Es, preciso, pues, que el ser que piensa aprehenda primero una cosa y luego otra; y es necesario, asimismo, que el ser pensado lo sea según su variedad. En otro caso no podrá darse todavía el pensamiento, sino tan sólo un contacto o una especie de tacto superficial, inefable e ininteligente, anterior, por supuesto, a la Inteligencia y que tiene lugar cuando ella aún no ha nacido, esto es, cuando únicamente es posible el acto y no el pensamiento. Conviene, por lo demás, que el ser que piensa no subsista como un ser simple y mucho menos que se piense a sí mismo; porque al pensarse a sí mismo ya se divide, incluso aunque él silencie lo que encierra en sí mismo.
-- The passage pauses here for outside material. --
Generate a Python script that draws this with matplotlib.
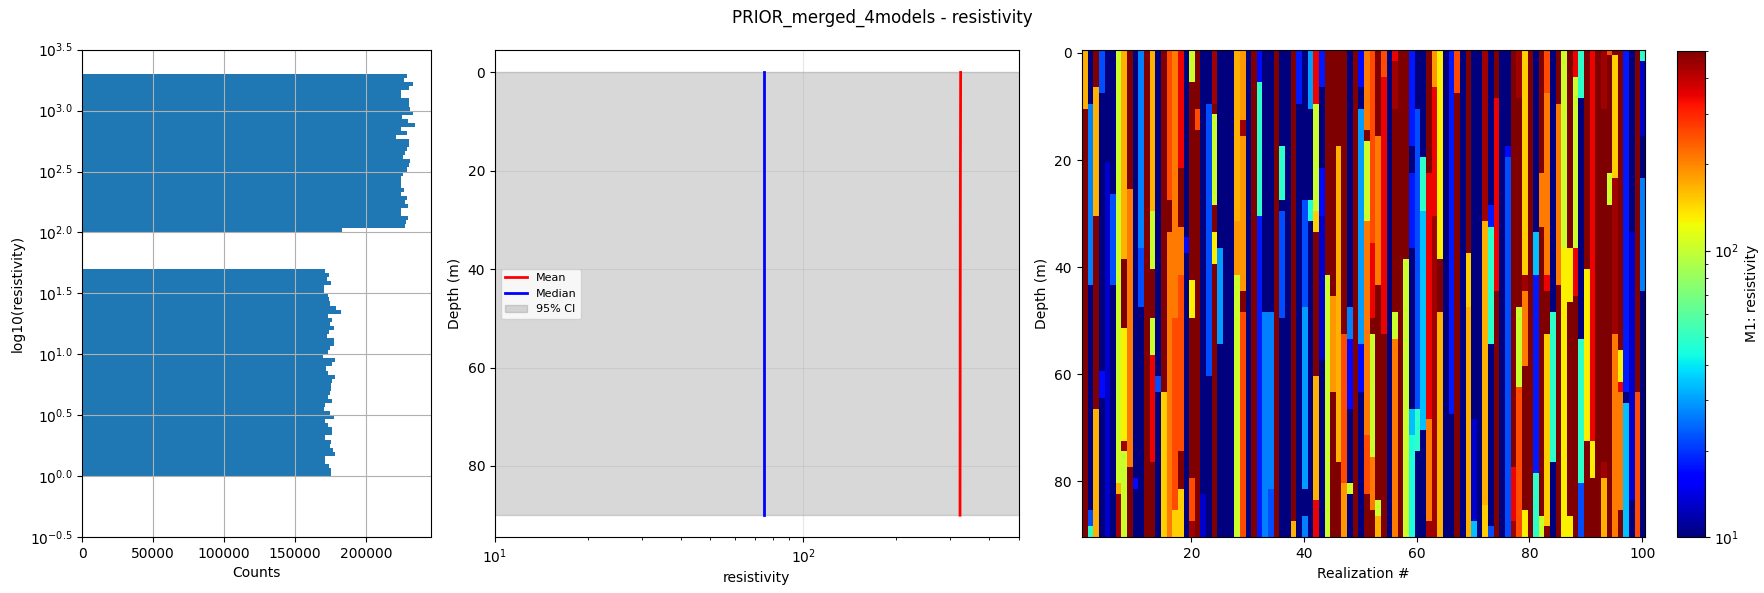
import numpy as np
import matplotlib
matplotlib.use("Agg")
import matplotlib.pyplot as plt
from matplotlib.colors import LogNorm
from matplotlib.ticker import FuncFormatter, MultipleLocator

# ---------------- histogram of log10(resistivity) ----------------
hist_bin_width = 1.0 / 30.0
hist_log_min = 0.0
# counts per bin (thousands), listed from the bottom bin (10^0.0) upward
lower_counts = [175.6, 175.6, 173.7, 170.9, 170.9, 177.9, 176.5, 174.9, 175.1, 171.4,
                175.8, 175.8, 173.0, 170.9, 177.2, 174.4, 170.7, 171.4, 175.8, 173.0,
                174.9, 175.1, 175.1, 175.8, 177.9, 173.0, 171.6, 175.8, 177.9, 169.5,
                173.5, 174.9, 177.2, 177.2, 172.8, 174.2, 177.2, 174.4, 175.8, 173.5,
                182.2, 179.1, 174.9, 174.2, 173.5, 170.2, 170.2, 175.1, 172.8, 174.2,
                170.9]            # 10^0.0 .. 10^1.7
gap_counts = [0.0] * 9           # 10^1.7 .. 10^2.0
upper_counts = [182.9, 227.2, 228.4, 229.8, 224.9, 224.4, 229.8, 227.2, 228.9, 224.6,
                226.5, 224.4, 224.9, 224.4, 225.8, 228.9, 230.5, 231.2, 225.8, 227.7,
                228.9, 230.5, 230.5, 220.9, 229.1, 224.9, 234.3, 229.8, 225.6, 232.9,
                231.2, 230.5, 230.0, 224.9, 224.9, 230.5, 232.9, 227.0, 228.6]  # 10^2.0 .. 10^3.3
hist_counts_thousands = lower_counts + gap_counts + upper_counts

# ---------------- depth profile statistics ----------------
depth_points = [0, 10, 20, 30, 40, 50, 60, 70, 80, 90]
mean_resistivity = [324.5, 324.2, 323.9, 323.7, 323.6, 323.4, 323.3, 323.2, 323.1, 323.0]
median_resistivity = [74.9, 74.9, 74.9, 74.9, 74.9, 74.9, 74.9, 74.9, 74.9, 74.9]
ci_low = [1.3] * 10
ci_high = [1800.0] * 10

# ---------------- realizations (layer top depth, resistivity) ----------------
N, DB, B, B2, MB, AZ, LB, CY = 5, 13, 17, 18, 22, 27, 30, 34
AQ2, AQ = 45, 49
YG, Y, GO, OR, OR2, DO, RO, R, DR, M = 103, 130, 149, 167, 188, 211, 257, 345, 445, 1000

n_depth = 91
realization_layers = [
    [(0, OR), (11, M)],
    [(0, N), (10, AZ), (44, N), (86, MB), (89, AQ)],
    [(0, M), (7, OR), (31, M), (67, OR)],
    [(0, MB), (8, N), (60, B), (65, N)],
    [(0, N), (21, DB)],
    [(0, N), (27, MB), (44, N)],
    [(0, YG), (81, OR), (83, DR)],
    [(0, OR), (39, M), (52, Y), (73, DR), (75, YG)],
    [(0, M), (26, DO), (78, M)],
    [(0, N), (80, B), (82, N)],
    [(0, AZ), (37, MB), (48, N)],
    [(0, M)],
    [(0, OR), (30, YG), (41, M), (50, YG), (57, R), (77, M)],
    [(0, N), (61, MB), (64, N)],
    [(0, M), (64, GO)],
    [(0, RO), (28, M), (34, DO)],
    [(0, DO), (50, RO), (86, GO)],
    [(0, R), (22, M), (33, DO), (42, RO), (75, M), (82, GO)],
    [(0, N), (35, B), (38, N)],
    [(0, YG), (6, M), (43, Y), (50, M), (80, RO), (88, DR)],
    [(0, M), (11, RO), (15, M)],
    [(0, N), (83, DB)],
    [(0, N), (10, MB), (61, N)],
    [(0, DR), (10, M), (12, YG), (29, M), (34, Y), (40, M)],
    [(0, N), (37, LB), (55, N)],
    [(0, N)],
    [(0, N)],
    [(0, OR), (32, OR2), (42, YG)],
    [(0, OR2), (13, DR), (16, OR2), (45, M), (49, RO)],
    [(0, N)],
    [(0, M)],
    [(0, B), (6, AQ), (31, B2)],
    [(0, N), (49, AZ)],
    [(0, N), (49, AZ), (82, MB)],
    [(0, M)],
    [(0, N), (18, AQ), (28, N), (30, MB), (50, N)],
    [(0, N)],
    [(0, M), (88, OR)],
    [(0, B2), (10, N)],
    [(0, N), (28, MB), (48, LB), (82, N), (87, AZ)],
    [(0, LB), (11, N), (28, AQ2), (32, N)],
    [(0, R), (10, YG), (30, GO), (34, M), (61, OR), (84, R)],
    [(0, B2), (7, N), (22, B), (31, DB), (58, N)],
    [(0, M), (42, YG)],
    [(0, M), (46, OR2), (64, M)],
    [(0, M), (18, OR), (77, M)],
    [(0, M), (53, RO), (81, OR2)],
    [(0, N), (48, AZ), (54, B), (67, N), (81, YG), (83, N)],
    [(0, M)],
    [(0, B), (7, N), (11, LB), (55, B), (64, N)],
    [(0, DO), (15, M), (17, YG), (32, DO), (72, RO), (83, M)],
    [(0, RO), (36, R), (50, M), (53, YG), (76, DO), (86, M)],
    [(0, M), (16, DO), (44, M), (84, YG), (87, OR)],
    [(0, RO), (5, R), (53, M)],
    [(0, N)],
    [(0, R), (2, DR), (11, M), (49, YG), (54, DO)],
    [(0, M)],
    [(0, M), (39, YG)],
    [(0, B2), (18, N), (23, B2), (37, N), (67, CY), (72, AQ2)],
    [(0, N), (11, MB), (67, AQ), (75, N)],
    [(0, N), (20, AQ), (30, CY), (71, N)],
    [(0, M), (23, R), (69, DO), (88, DR)],
    [(0, OR2), (7, R), (31, DR)],
    [(0, Y), (39, M), (49, OR)],
    [(0, N)],
    [(0, B2), (68, N)],
    [(0, RO), (8, M)],
    [(0, N)],
    [(0, M), (38, GO), (48, OR)],
    [(0, N), (69, DB), (88, CY)],
    [(0, N)],
    [(0, DR), (32, OR), (85, GO)],
    [(0, N), (29, B2), (33, AQ), (55, N), (89, MB)],
    [(0, M), (9, R), (45, M)],
    [(0, N)],
    [(0, N), (18, B), (20, MB)],
    [(0, M), (78, R), (88, DR)],
    [(0, DR), (9, M), (48, YG), (63, RO)],
    [(0, GO), (42, DR), (45, DO), (59, M), (86, Y)],
    [(0, M)],
    [(0, N), (34, CY), (42, B2), (79, AQ)],
    [(0, M), (23, DO), (33, M), (87, YG)],
    [(0, RO), (8, DO), (42, R), (45, M), (53, GO), (89, M)],
    [(0, N), (49, AQ), (77, N)],
    [(0, M), (10, DO), (44, M)],
    [(0, YG), (37, Y)],
    [(0, M), (37, Y), (47, M), (87, Y)],
    [(0, R), (5, YG), (37, R), (46, M)],
    [(0, AQ), (9, N), (54, AQ), (81, MB)],
    [(0, M), (41, Y), (73, M)],
    [(0, R), (73, Y), (80, M)],
    [(0, M)],
    [(0, DR), (11, M), (77, DR), (80, OR)],
    [(0, RO), (1, M), (23, YG), (29, M)],
    [(0, M), (1, GO), (24, DR), (53, DO)],
    [(0, M), (56, Y), (62, R), (64, DO), (86, M)],
    [(0, B2), (64, N), (66, CY)],
    [(0, N), (34, DB), (84, N)],
    [(0, M), (64, RO)],
    [(0, AQ), (2, DB), (16, N), (24, AZ), (45, N)],
]

# ---------------- figure ----------------
W, H = 1764, 593
fig = plt.figure(figsize=(W / 100, H / 100), dpi=100)
fig.suptitle("PRIOR_merged_4models - resistivity", fontsize=12, y=0.985)


def rect(x0, x1, y0, y1):
    return [x0 / W, 1 - y1 / H, (x1 - x0) / W, (y1 - y0) / H]


# ---- left: histogram ----
ax1 = fig.add_axes(rect(82.3, 431.3, 49.7, 537.0))
edges = np.arange(len(hist_counts_thousands) + 1) * hist_bin_width + hist_log_min
centers = 0.5 * (edges[:-1] + edges[1:])
ax1.hist(centers, bins=edges, weights=np.array(hist_counts_thousands) * 1000.0,
         orientation="horizontal", color="#1f77b4")
ax1.set_ylim(-0.5, 3.5)
ax1.yaxis.set_major_locator(MultipleLocator(0.5))
ax1.yaxis.set_major_formatter(FuncFormatter(lambda v, p: r"$10^{%.1f}$" % v))
ax1.xaxis.set_major_locator(MultipleLocator(50000))
ax1.xaxis.set_major_formatter(FuncFormatter(lambda v, p: "%d" % v))
ax1.grid(True)
ax1.set_xlabel("Counts")
ax1.set_ylabel("log10(resistivity)")

# ---- middle: depth statistics ----
ax2 = fig.add_axes(rect(495.0, 1018.5, 50.3, 537.3))
ax2.fill_betweenx(depth_points, ci_low, ci_high, color="gray", alpha=0.3, label="95% CI")
ax2.plot(mean_resistivity, depth_points, color="red", lw=2, label="Mean")
ax2.plot(median_resistivity, depth_points, color="blue", lw=2, label="Median")
ax2.set_xscale("log")
ax2.set_xlim(10, 500)
ax2.invert_yaxis()
ax2.grid(True, alpha=0.3)
ax2.set_xlabel("resistivity")
ax2.set_ylabel("Depth (m)")
h, l = ax2.get_legend_handles_labels()
order = [l.index("Mean"), l.index("Median"), l.index("95% CI")]
ax2.legend([h[i] for i in order], [l[i] for i in order], loc="center left", fontsize=8)

# ---- right: realizations ----
ax3 = fig.add_axes(rect(1081.5, 1645.0, 50.3, 537.3))
img = np.zeros((n_depth, len(realization_layers)))
for j, layers in enumerate(realization_layers):
    for top, val in layers:
        img[top:, j] = val
n_real = len(realization_layers)
im = ax3.imshow(img, cmap="jet", norm=LogNorm(vmin=10, vmax=500), aspect="auto",
                interpolation="nearest",
                extent=[0.5, n_real + 0.5, n_depth - 0.5, -0.5])
ax3.set_xlabel("Realization #")
ax3.set_ylabel("Depth (m)")

cax = fig.add_axes(rect(1677.0, 1704.6, 50.5, 537.0))
cb = fig.colorbar(im, cax=cax)
cb.set_label("M1: resistivity")

fig.savefig("out.png", dpi=100)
Por otra parte, lo que es absoluto e indivisible no necesita ocuparse de sí mismo; porque, ¿qué aprendería con ello? ¿Acaso a pensar? Lo que él es para sí mismo, eso le pertenece ya con prioridad a todo pensamiento. Porque el conocimiento es como un cierto deseo, algo así como un descubrimiento con el que culmina una búsqueda. De donde resulta que lo que carece en absoluto de diferencia permanece inmóvil con respecto a sí mismo y nada tiene que buscar en torno a lo que él es; en tanto que lo que se despliega, eso precisamente es múltiple.